Code that draws figures:
/---
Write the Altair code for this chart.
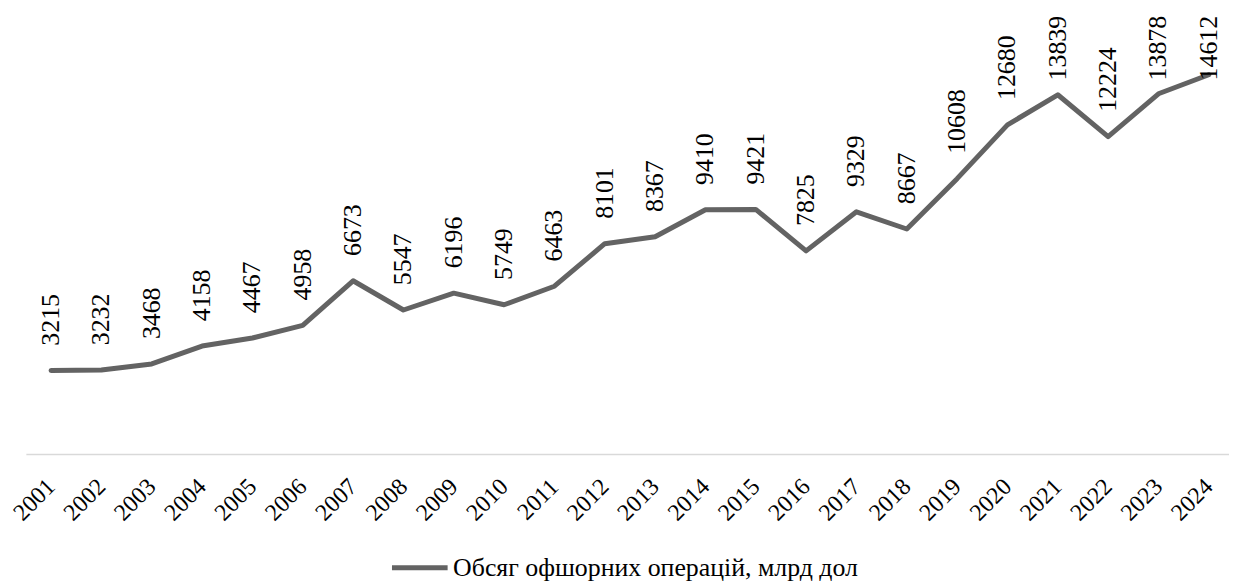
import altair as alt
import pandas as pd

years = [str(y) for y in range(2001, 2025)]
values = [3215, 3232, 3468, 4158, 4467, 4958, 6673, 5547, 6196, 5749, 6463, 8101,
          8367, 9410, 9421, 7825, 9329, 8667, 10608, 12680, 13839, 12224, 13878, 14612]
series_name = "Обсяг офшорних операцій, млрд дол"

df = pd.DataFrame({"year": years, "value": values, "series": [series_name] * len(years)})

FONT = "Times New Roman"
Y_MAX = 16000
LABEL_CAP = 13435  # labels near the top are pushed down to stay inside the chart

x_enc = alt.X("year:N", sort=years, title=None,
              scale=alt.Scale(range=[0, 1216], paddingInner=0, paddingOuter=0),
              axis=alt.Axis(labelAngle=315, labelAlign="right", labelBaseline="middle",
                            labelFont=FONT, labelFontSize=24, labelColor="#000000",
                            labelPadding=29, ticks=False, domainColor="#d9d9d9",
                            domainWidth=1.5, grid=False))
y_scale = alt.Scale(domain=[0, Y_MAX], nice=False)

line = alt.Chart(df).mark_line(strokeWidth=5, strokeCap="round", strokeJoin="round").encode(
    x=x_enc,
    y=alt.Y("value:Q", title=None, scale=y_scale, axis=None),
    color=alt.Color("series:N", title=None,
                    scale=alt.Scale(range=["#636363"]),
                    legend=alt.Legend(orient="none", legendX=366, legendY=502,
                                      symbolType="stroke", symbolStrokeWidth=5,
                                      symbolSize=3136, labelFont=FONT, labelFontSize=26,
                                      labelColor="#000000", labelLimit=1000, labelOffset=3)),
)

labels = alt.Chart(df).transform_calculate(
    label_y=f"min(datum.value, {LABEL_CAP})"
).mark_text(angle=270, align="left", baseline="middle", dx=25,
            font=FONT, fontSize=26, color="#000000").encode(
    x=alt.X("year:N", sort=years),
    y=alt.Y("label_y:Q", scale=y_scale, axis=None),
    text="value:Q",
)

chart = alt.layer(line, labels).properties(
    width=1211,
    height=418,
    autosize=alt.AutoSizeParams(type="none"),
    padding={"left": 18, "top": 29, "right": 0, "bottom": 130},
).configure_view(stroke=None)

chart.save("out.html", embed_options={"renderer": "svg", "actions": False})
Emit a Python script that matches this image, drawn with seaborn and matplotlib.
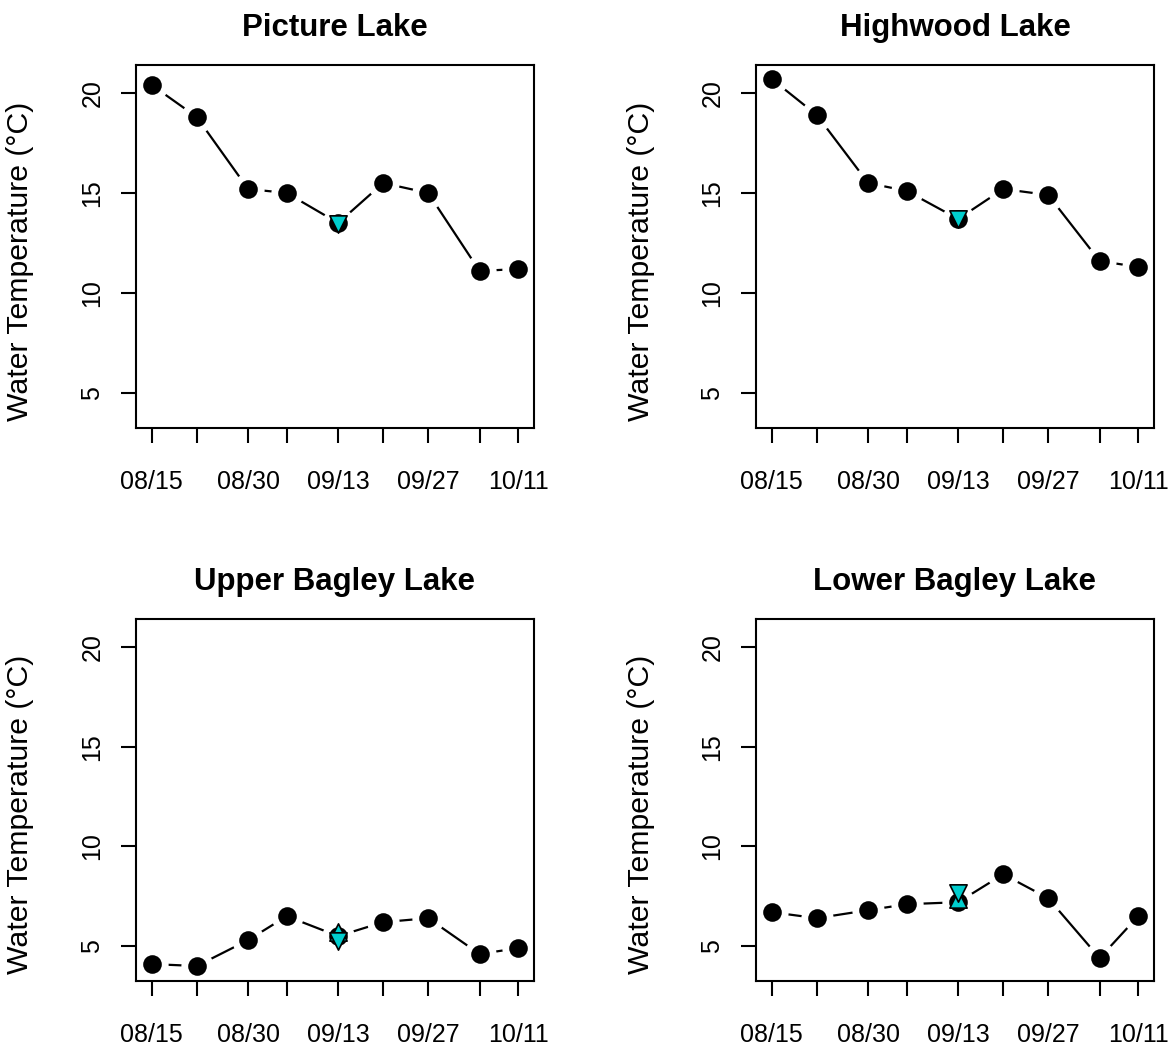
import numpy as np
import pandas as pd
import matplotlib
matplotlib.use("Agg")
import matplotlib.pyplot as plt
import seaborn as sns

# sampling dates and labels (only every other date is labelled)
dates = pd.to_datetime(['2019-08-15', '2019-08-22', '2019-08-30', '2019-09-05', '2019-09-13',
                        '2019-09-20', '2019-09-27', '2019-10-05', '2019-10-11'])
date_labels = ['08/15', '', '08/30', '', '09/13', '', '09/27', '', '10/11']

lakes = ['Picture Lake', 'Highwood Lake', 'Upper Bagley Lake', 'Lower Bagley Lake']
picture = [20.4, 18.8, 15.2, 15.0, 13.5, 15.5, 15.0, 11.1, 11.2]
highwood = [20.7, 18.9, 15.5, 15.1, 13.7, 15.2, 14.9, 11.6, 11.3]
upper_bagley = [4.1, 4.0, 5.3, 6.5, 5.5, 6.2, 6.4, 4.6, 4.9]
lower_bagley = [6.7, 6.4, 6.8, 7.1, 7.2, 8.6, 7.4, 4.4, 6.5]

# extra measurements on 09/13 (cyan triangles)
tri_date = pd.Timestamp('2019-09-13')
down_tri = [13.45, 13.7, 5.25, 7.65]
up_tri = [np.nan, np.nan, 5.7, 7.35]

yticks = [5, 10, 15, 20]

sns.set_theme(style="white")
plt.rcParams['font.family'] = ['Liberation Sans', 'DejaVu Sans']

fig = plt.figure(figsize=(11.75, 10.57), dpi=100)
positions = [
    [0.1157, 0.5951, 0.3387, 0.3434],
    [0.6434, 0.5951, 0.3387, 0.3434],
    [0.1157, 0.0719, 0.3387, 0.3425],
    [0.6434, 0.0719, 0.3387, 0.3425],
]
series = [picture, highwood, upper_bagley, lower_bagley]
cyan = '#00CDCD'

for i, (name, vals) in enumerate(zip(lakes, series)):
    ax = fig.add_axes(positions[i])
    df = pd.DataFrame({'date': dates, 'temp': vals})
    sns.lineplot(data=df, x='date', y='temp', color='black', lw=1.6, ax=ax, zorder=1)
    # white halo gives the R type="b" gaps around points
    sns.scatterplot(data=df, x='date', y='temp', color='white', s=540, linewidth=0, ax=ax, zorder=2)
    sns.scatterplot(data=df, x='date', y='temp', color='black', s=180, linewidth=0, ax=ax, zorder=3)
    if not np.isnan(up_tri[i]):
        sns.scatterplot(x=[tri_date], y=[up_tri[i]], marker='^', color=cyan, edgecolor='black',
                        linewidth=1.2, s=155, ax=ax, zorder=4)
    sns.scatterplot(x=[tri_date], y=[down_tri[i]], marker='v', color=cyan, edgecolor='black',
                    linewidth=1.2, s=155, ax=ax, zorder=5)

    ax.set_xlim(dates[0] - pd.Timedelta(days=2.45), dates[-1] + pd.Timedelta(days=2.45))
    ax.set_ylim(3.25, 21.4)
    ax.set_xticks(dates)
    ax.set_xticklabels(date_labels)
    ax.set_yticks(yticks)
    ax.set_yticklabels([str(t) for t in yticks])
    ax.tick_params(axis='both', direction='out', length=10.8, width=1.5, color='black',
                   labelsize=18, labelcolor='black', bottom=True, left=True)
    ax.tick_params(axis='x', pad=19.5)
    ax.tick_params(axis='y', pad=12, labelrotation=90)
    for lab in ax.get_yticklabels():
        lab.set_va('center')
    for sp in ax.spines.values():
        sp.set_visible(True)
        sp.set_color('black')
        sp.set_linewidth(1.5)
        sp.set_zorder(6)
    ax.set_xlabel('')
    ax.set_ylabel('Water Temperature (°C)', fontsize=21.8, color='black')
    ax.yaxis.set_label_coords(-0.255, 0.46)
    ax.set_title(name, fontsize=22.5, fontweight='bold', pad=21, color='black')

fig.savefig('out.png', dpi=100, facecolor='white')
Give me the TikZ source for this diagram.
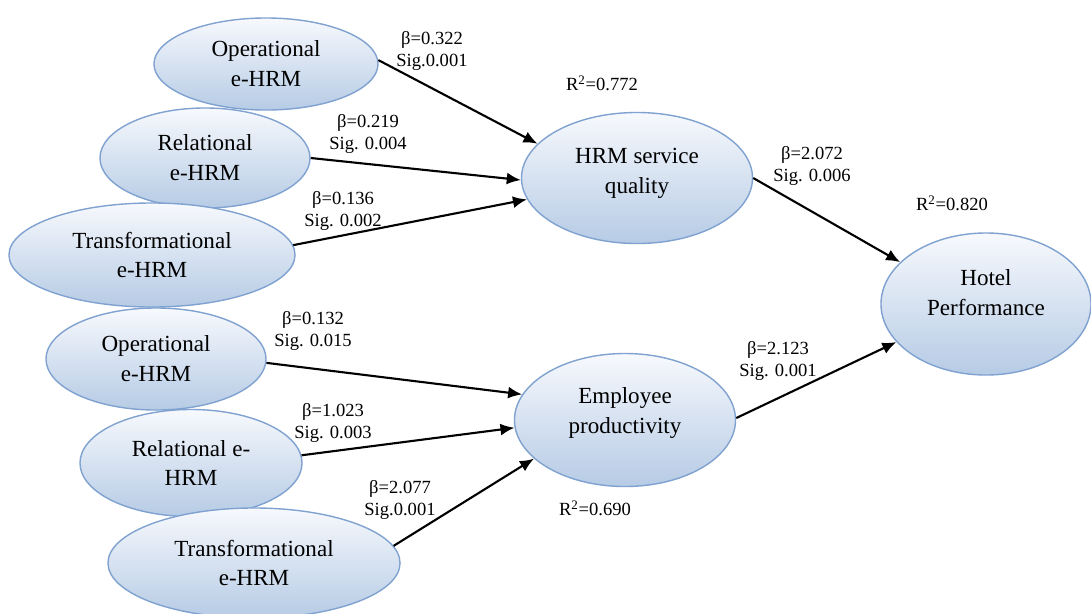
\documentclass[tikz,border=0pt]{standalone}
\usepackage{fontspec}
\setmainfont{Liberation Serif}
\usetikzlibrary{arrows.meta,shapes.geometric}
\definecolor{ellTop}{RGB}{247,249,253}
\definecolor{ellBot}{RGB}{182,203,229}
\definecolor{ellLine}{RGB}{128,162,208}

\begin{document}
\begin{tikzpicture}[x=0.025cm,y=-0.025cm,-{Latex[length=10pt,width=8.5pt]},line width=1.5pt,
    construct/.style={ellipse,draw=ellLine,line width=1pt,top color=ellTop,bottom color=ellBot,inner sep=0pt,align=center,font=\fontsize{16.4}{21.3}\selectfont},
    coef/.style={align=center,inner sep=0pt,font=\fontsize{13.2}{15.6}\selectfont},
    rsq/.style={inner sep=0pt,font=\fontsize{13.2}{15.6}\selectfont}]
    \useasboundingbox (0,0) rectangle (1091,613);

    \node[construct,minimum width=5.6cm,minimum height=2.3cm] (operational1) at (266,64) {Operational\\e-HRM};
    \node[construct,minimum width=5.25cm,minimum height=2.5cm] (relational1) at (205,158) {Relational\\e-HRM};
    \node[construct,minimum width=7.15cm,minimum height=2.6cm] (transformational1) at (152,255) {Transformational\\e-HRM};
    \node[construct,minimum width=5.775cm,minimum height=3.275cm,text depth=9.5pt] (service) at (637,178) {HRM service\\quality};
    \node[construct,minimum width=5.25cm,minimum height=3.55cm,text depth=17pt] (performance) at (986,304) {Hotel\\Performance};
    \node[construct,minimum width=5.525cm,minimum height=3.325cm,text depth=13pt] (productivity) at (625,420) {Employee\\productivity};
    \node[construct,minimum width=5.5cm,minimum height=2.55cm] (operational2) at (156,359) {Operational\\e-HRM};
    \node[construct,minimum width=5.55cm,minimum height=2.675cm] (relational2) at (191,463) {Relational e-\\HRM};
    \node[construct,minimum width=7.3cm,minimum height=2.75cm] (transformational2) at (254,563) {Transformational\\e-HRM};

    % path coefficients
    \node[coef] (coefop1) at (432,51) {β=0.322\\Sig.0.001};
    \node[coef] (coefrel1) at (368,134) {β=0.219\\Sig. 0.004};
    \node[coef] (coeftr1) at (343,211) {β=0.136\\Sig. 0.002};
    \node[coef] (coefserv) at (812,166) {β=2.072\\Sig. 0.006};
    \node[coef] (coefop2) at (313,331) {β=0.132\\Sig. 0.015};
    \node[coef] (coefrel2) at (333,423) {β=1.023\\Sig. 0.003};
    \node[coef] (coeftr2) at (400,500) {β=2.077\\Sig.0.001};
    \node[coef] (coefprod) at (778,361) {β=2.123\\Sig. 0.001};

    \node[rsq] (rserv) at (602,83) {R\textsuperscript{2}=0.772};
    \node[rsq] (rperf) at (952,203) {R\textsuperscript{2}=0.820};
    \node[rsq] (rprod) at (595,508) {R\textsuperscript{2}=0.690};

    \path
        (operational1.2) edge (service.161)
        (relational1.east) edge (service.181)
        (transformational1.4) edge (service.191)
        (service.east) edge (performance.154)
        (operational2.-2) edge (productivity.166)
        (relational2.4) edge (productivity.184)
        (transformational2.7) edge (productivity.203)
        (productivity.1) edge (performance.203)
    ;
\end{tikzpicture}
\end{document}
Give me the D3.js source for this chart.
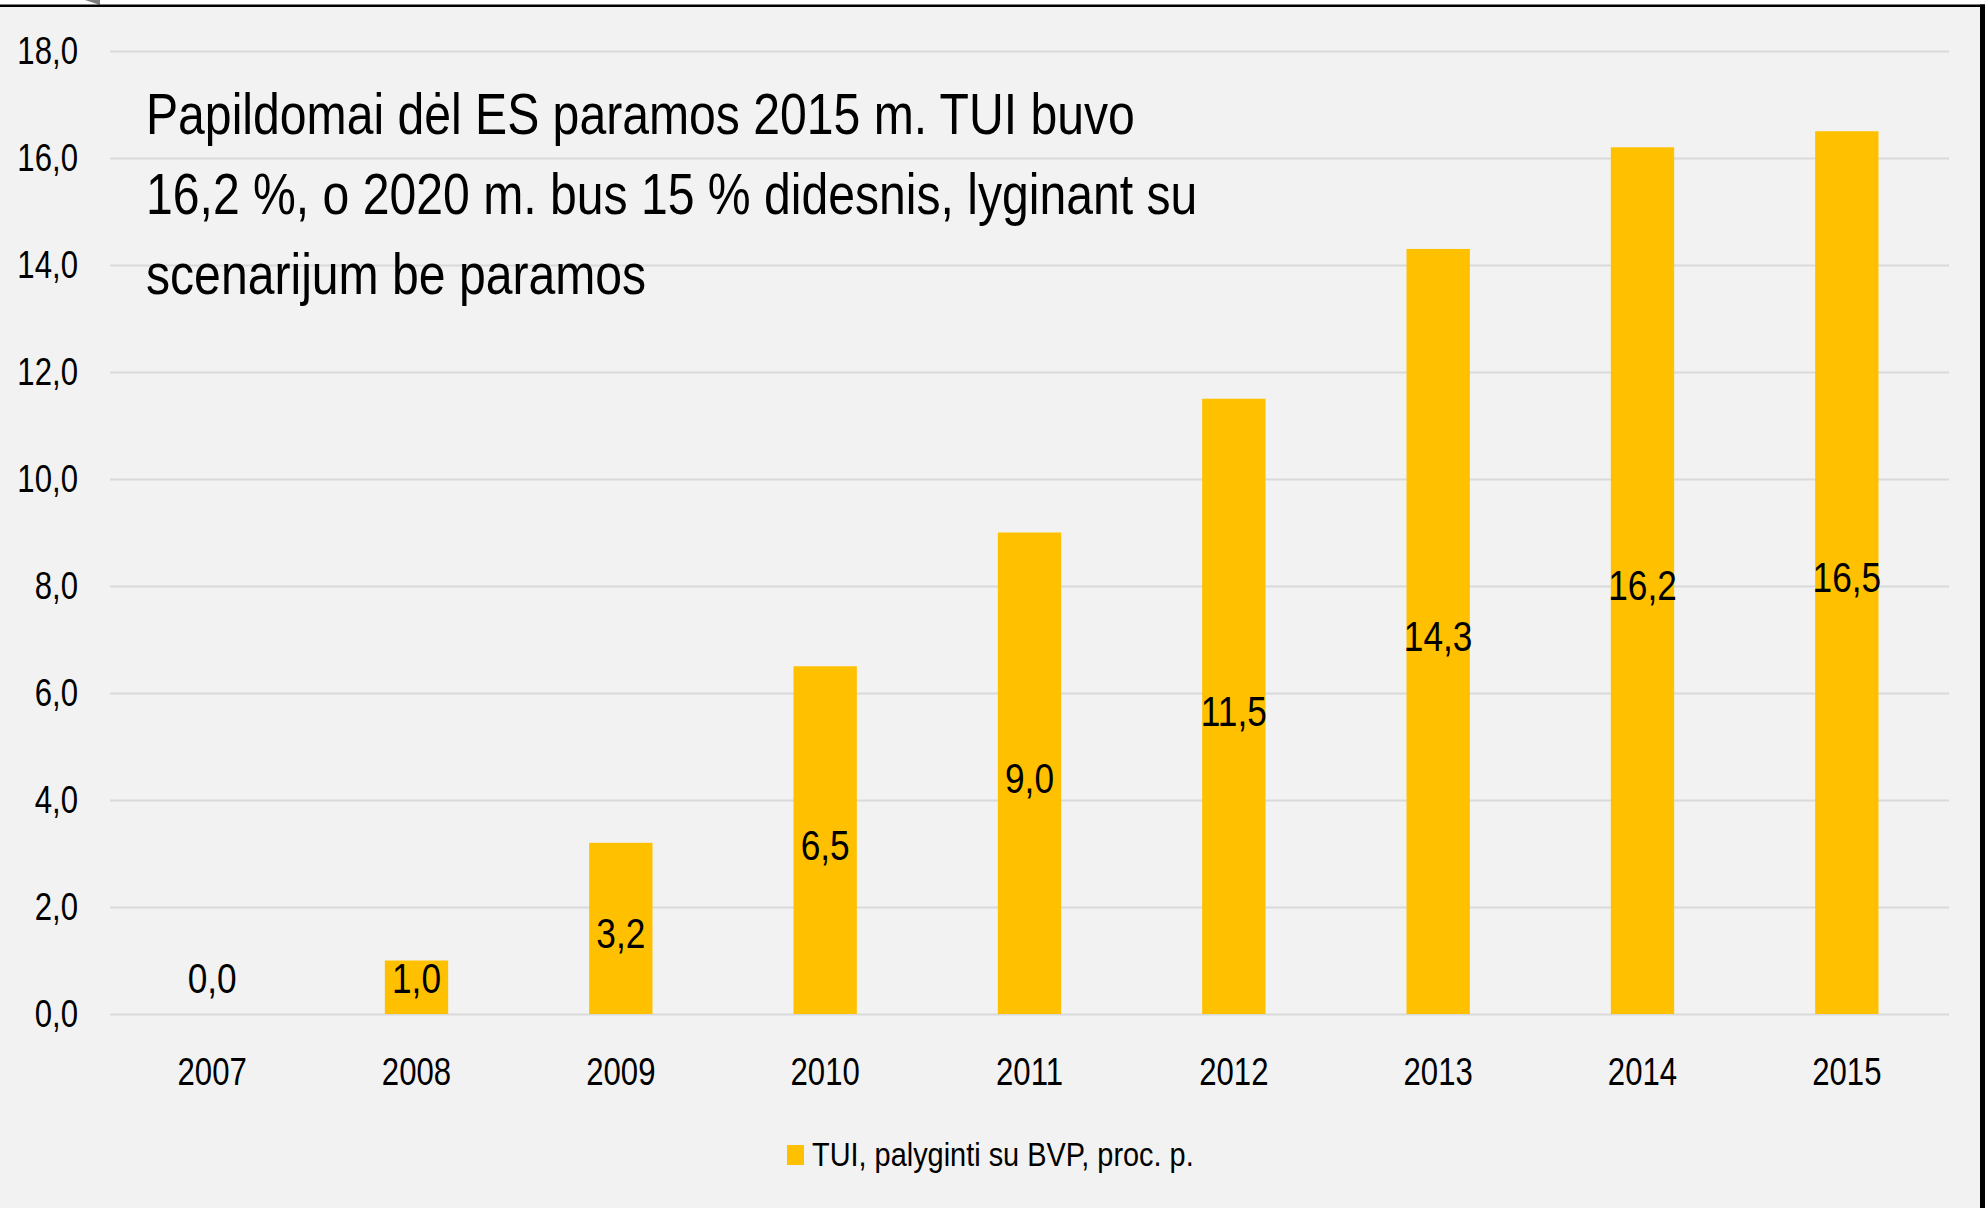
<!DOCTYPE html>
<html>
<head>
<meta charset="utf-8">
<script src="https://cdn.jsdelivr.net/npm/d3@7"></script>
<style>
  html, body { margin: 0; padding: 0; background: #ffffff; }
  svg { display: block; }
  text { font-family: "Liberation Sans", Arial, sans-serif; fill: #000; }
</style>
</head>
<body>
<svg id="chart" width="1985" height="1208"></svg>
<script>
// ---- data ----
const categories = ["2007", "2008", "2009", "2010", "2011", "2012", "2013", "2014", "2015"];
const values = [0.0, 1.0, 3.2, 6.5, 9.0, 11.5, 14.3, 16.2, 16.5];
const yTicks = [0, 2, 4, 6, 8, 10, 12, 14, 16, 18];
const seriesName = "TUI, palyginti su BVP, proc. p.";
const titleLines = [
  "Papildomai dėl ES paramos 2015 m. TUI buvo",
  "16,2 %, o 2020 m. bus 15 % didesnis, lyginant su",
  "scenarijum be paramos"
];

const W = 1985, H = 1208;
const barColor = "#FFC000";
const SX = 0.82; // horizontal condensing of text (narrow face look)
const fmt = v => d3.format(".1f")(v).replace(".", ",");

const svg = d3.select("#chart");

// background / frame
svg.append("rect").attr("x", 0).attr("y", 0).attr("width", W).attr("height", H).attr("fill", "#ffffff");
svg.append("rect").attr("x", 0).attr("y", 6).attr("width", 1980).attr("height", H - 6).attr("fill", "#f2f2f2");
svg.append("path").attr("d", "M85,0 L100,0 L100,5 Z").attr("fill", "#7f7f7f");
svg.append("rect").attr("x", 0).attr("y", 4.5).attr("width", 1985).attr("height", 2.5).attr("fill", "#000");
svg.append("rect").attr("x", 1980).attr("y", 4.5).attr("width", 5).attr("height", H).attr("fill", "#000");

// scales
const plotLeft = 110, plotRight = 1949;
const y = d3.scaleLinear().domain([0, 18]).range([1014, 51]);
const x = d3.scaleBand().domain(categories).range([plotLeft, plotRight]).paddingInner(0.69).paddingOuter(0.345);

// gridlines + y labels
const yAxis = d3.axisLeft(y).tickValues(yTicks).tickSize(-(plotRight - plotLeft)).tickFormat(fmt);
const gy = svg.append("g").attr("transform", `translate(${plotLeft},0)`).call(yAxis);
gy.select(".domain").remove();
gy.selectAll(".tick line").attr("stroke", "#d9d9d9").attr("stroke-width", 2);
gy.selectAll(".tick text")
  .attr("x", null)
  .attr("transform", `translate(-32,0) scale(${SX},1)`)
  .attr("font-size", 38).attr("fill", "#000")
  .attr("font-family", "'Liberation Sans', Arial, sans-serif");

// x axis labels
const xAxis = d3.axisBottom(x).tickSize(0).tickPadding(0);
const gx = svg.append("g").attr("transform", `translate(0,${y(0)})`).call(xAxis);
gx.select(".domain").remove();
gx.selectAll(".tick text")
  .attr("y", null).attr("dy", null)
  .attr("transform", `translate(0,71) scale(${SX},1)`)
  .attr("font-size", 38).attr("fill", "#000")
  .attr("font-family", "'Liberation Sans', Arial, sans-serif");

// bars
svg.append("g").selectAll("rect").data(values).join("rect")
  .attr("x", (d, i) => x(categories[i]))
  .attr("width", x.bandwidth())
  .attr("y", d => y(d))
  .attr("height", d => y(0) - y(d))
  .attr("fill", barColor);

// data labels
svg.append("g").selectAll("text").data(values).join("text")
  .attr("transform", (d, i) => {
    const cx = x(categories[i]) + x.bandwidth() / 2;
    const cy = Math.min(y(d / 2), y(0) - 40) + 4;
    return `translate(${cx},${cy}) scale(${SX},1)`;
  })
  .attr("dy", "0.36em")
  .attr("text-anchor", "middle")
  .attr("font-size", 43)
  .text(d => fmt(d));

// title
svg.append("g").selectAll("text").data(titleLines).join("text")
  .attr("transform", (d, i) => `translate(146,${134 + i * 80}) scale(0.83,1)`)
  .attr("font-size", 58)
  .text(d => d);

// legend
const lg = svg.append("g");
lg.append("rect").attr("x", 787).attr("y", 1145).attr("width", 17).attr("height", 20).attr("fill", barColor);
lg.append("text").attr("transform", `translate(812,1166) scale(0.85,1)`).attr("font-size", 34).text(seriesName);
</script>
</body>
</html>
\---
* Task to carry out
Quote the data above exactly from the line with "Emit a Python" to the line with "cyan = '#00CDCD'", both ends counted, and nothing else. Pictures don't go in.

* Task output
Emit a Python script that matches this image, drawn with seaborn and matplotlib.
import numpy as np
import pandas as pd
import matplotlib
matplotlib.use("Agg")
import matplotlib.pyplot as plt
import seaborn as sns

# sampling dates and labels (only every other date is labelled)
dates = pd.to_datetime(['2019-08-15', '2019-08-22', '2019-08-30', '2019-09-05', '2019-09-13',
                        '2019-09-20', '2019-09-27', '2019-10-05', '2019-10-11'])
date_labels = ['08/15', '', '08/30', '', '09/13', '', '09/27', '', '10/11']

lakes = ['Picture Lake', 'Highwood Lake', 'Upper Bagley Lake', 'Lower Bagley Lake']
picture = [20.4, 18.8, 15.2, 15.0, 13.5, 15.5, 15.0, 11.1, 11.2]
highwood = [20.7, 18.9, 15.5, 15.1, 13.7, 15.2, 14.9, 11.6, 11.3]
upper_bagley = [4.1, 4.0, 5.3, 6.5, 5.5, 6.2, 6.4, 4.6, 4.9]
lower_bagley = [6.7, 6.4, 6.8, 7.1, 7.2, 8.6, 7.4, 4.4, 6.5]

# extra measurements on 09/13 (cyan triangles)
tri_date = pd.Timestamp('2019-09-13')
down_tri = [13.45, 13.7, 5.25, 7.65]
up_tri = [np.nan, np.nan, 5.7, 7.35]

yticks = [5, 10, 15, 20]

sns.set_theme(style="white")
plt.rcParams['font.family'] = ['Liberation Sans', 'DejaVu Sans']

fig = plt.figure(figsize=(11.75, 10.57), dpi=100)
positions = [
    [0.1157, 0.5951, 0.3387, 0.3434],
    [0.6434, 0.5951, 0.3387, 0.3434],
    [0.1157, 0.0719, 0.3387, 0.3425],
    [0.6434, 0.0719, 0.3387, 0.3425],
]
series = [picture, highwood, upper_bagley, lower_bagley]
cyan = '#00CDCD'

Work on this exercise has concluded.